The most striking thing in this table is that the z80 back end appears to produce larger code than the 8080 back end. The reason is that the current z80 back end table is not very sophisticated yet. For instance it doesn’t look for any EM-pattern longer than one. So the table shows that the preparations in the 8080 back end table to produce faster code (like recognizing special EM-patterns and permitting one byte registers on the fake-stack) was not just for fun, but really improved the generated code significantly.

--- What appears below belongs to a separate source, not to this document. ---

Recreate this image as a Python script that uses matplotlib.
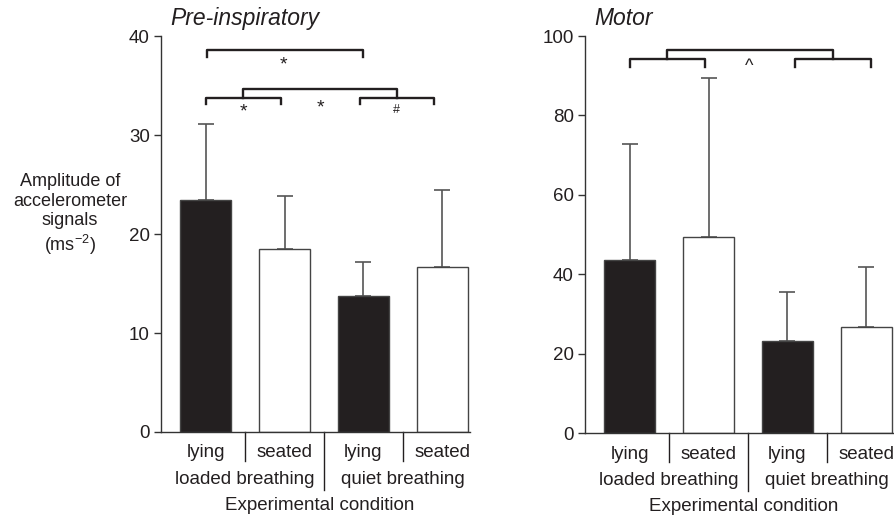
import matplotlib
matplotlib.use("Agg")
import matplotlib.pyplot as plt
import matplotlib.transforms as mtr

plt.rcParams.update({"font.family": ["Liberation Sans", "DejaVu Sans"], "font.size": 13.5,
                     "text.color": "#231f20", "axes.edgecolor": "#333333"})
INK = "#231f20"

positions = ["lying", "seated", "lying", "seated"]
groups = ["loaded breathing", "quiet breathing"]
fills = [INK, "white", INK, "white"]

pre_mean = [23.4, 18.5, 13.7, 16.7]
pre_top = [31.1, 23.8, 17.2, 24.4]
mot_mean = [43.5, 49.4, 23.2, 26.7]
mot_top = [72.8, 89.4, 35.5, 41.8]

# brackets: (x0, x1, y, leg) in data units; labels: (x, y, text, size)
pre_brackets = [(0.02, 2.0, 38.6, 0.7), (0.01, 0.96, 33.7, 0.6), (1.95, 2.90, 33.7, 0.6), (0.48, 2.42, 34.6, 0.9)]
pre_marks = [(0.99, 37.1, "*", 14), (0.48, 32.3, "*", 14), (1.45, 32.7, "*", 14), (2.42, 32.5, "#", 9)]
mot_brackets = [(0.0, 0.95, 94.2, 2.0), (2.10, 3.06, 94.2, 2.0), (0.47, 2.58, 96.5, 2.3)]
mot_marks = [(1.51, 92.4, "^", 13)]

fig = plt.figure(figsize=(8.94, 5.15), dpi=100)
ax1 = fig.add_axes([161/894, 1-432/515, 309/894, 396/515])
ax2 = fig.add_axes([585/894, 1-433/515, 309/894, 397/515])

x = list(range(len(positions)))
for ax, mean, top, ymax, step, br, mk, title in [
        (ax1, pre_mean, pre_top, 40, 10, pre_brackets, pre_marks, "Pre-inspiratory"),
        (ax2, mot_mean, mot_top, 100, 20, mot_brackets, mot_marks, "Motor")]:
    ax.bar(x, mean, width=0.645, color=fills, edgecolor="#444444", linewidth=1, zorder=2)
    ax.errorbar(x, mean, yerr=[[0]*4, [t-m for t, m in zip(top, mean)]], fmt="none",
                ecolor="#555555", elinewidth=1.2, capsize=5.5, capthick=1.2, zorder=1)
    ax.set_xlim(-0.565, 3.35)
    ax.set_ylim(0, ymax)
    ax.set_yticks(range(0, ymax+1, step))
    ax.set_xticks([])
    ax.tick_params(axis="y", length=5, width=1, color="#333333", labelcolor=INK, labelsize=13.5, pad=3)
    for s in ["top", "right"]:
        ax.spines[s].set_visible(False)
    ax.spines["left"].set_linewidth(1)
    ax.spines["bottom"].set_linewidth(1)
    tr = mtr.blended_transform_factory(ax.transData, ax.transAxes)
    for sx, depth in [(0.5, -0.073), (1.5, -0.146), (2.5, -0.073)]:
        ax.plot([sx, sx], [0, depth], transform=tr, color=INK, lw=1, clip_on=False)
    for i, p in enumerate(positions):
        ax.text(i, -0.053, p, transform=tr, ha="center", va="center")
    for gx, g in zip([0.5, 2.5], groups):
        ax.text(gx, -0.12, g, transform=tr, ha="center", va="center")
    ax.text(1.45, -0.185, "Experimental condition", transform=tr, ha="center", va="center")
    for x0, x1, y, leg in br:
        ax.plot([x0, x0, x1, x1], [y-leg, y, y, y-leg], color=INK, lw=1.7, clip_on=False, zorder=3)
    for mx, my, t, fs in mk:
        ax.text(mx, my, t, ha="center", va="center", fontsize=fs)
    ax.text(0.03, 1.045, title, transform=ax.transAxes, ha="left", va="center", fontsize=16.5, style="italic")

fig.text(70/894, 1-215/515, "Amplitude of\naccelerometer\nsignals\n(ms$^{\\mathregular{-2}}$)", ha="center", va="center",
         fontsize=13, linespacing=1.2)

fig.savefig("out.png", dpi=100)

The table shows that the 8080 table is relatively better when only the plain user program is considered instead of the entire text part. This is not very surprising since the 8080 back end sometimes uses library routines where the z80 and especially the 8086 don’t.

The difference between the 8080 and z80 on the one hand and the 8086 on the other is very big. But of course it was not equal game: the 8086 is a 16 bit processor that is much more advanced than the 8080 or z80 and the 8086 back end is known to produce very good code.

REFERENCES

[1]

8080/8085 Assembly Language Programming Manual,

Intel Corporation (1977,1978)

[2]

Andrew S. Tanenbaum, Hans van Staveren, E.G. Keizer and Johan W. Stevenson,

A practical tool kit for making portable compilers,
Informatica report 74, Vrije Universiteit, Amsterdam, 1983.

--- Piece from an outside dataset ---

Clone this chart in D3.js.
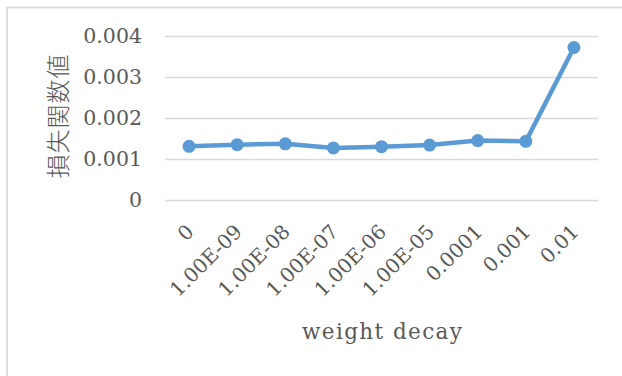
<!DOCTYPE html>
<html>
<head>
<meta charset="utf-8">
<script src="https://cdn.jsdelivr.net/npm/d3@7"></script>
<style>
  html, body { margin: 0; padding: 0; background: #fff; }
  svg { display: block; }
</style>
</head>
<body>
<svg id="chart" width="622" height="376"></svg>
<script>
// weight decay sweep vs. loss value
const categories = ["0", "1.00E-09", "1.00E-08", "1.00E-07", "1.00E-06", "1.00E-05", "0.0001", "0.001", "0.01"];
const lossValues = [0.00131, 0.00135, 0.00137, 0.00127, 0.00130, 0.00134, 0.00145, 0.00143, 0.00372];
const yTicks = [0, 0.001, 0.002, 0.003, 0.004];
const yTickLabels = ["0", "0.001", "0.002", "0.003", "0.004"];
const xTitle = "weight decay";
const yTitle = "損失関数値";

const svg = d3.select("#chart");
const textColor = "#595959";
const serif = "'DejaVu Serif', 'Liberation Serif', serif";

const plot = { left: 165, right: 598, top: 36, bottom: 200 };

// chart frame
svg.append("rect")
  .attr("x", 7).attr("y", 7.5)
  .attr("width", 800).attr("height", 600)
  .attr("fill", "none")
  .attr("stroke", "#d9d9d9")
  .attr("stroke-width", 1.8);

const x = d3.scaleBand().domain(categories).range([plot.left, plot.right]);
const y = d3.scaleLinear().domain([0, 0.004]).range([plot.bottom, plot.top]);

// horizontal gridlines + y labels
const yAxis = d3.axisLeft(y)
  .tickValues(yTicks)
  .tickSize(-(plot.right - plot.left))
  .tickPadding(23)
  .tickFormat((d, i) => yTickLabels[i]);

const gy = svg.append("g")
  .attr("transform", `translate(${plot.left},0)`)
  .call(yAxis);
gy.select(".domain").remove();
gy.selectAll(".tick line").attr("stroke", "#d9d9d9").attr("stroke-width", 1.5);
gy.selectAll(".tick text")
  .attr("fill", textColor)
  .attr("font-family", serif)
  .attr("font-size", "20.5px");

// category labels, rotated
const xAxis = d3.axisBottom(x).tickSize(0).tickPadding(0);
const gx = svg.append("g")
  .attr("transform", `translate(0,${plot.bottom})`)
  .call(xAxis);
gx.select(".domain").remove();
gx.selectAll(".tick text")
  .attr("fill", textColor)
  .attr("font-family", serif)
  .attr("font-size", "20px")
  .attr("text-anchor", "end")
  .attr("dy", null)
  .attr("y", 0)
  .attr("transform", "translate(6,33) rotate(-45)");

// axis titles
svg.append("text")
  .attr("x", 382)
  .attr("y", 339)
  .attr("text-anchor", "middle")
  .attr("fill", textColor)
  .attr("font-family", serif)
  .attr("font-size", "21.5px")
  .attr("textLength", 160)
  .attr("lengthAdjust", "spacing")
  .text(xTitle);

svg.append("text")
  .attr("transform", "translate(67,116) rotate(-90)")
  .attr("text-anchor", "middle")
  .attr("fill", textColor)
  .attr("font-family", "'Noto Sans CJK JP', sans-serif")
  .attr("font-weight", 300)
  .attr("font-size", "24px")
  .attr("letter-spacing", "1px")
  .text(yTitle);

// series line + markers
const cx = d => x(d) + x.bandwidth() / 2;
const data = categories.map((c, i) => ({ c, v: lossValues[i] }));
const color = "#5b9bd5";

svg.append("path")
  .datum(data)
  .attr("fill", "none")
  .attr("stroke", color)
  .attr("stroke-width", 4.5)
  .attr("stroke-linejoin", "round")
  .attr("stroke-linecap", "round")
  .attr("d", d3.line().x(d => cx(d.c)).y(d => y(d.v)));

svg.selectAll("circle.pt")
  .data(data)
  .join("circle")
  .attr("class", "pt")
  .attr("cx", d => cx(d.c))
  .attr("cy", d => y(d.v))
  .attr("r", 6.5)
  .attr("fill", color);
</script>
</body>
</html>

An overview on the Amsterdam Compiler Kit.

[3]

Tanenbaum, A.S., Stevenson, J.W., Keizer, E.G., and van Staveren, H.

Description of an experimental machine architecture for use with block structured languages,
Informatica report 81, Vrije Universiteit, Amsterdam, 1983.

The defining document for EM.

[4]

Steel, T.B., Jr.

UNCOL: The myth and the Fact. in Ann. Rev. Auto. Prog.
Goodman, R. (ed.), vol. 2, (1960), p325-344.

An introduction to the UNCOL idea by its originator.

[5]

van Staveren, Hans

The table driven code generator from the Amsterdam Compiler Kit (Second Revised Edition),
Vrije Universiteit, Amsterdam.

The defining document for writing a back end table.

[6]

Voors, Jan

A back end for the Zilog z8000 micro,
Vrije Universiteit, Amsterdam.

A document like this one, but for the z8000.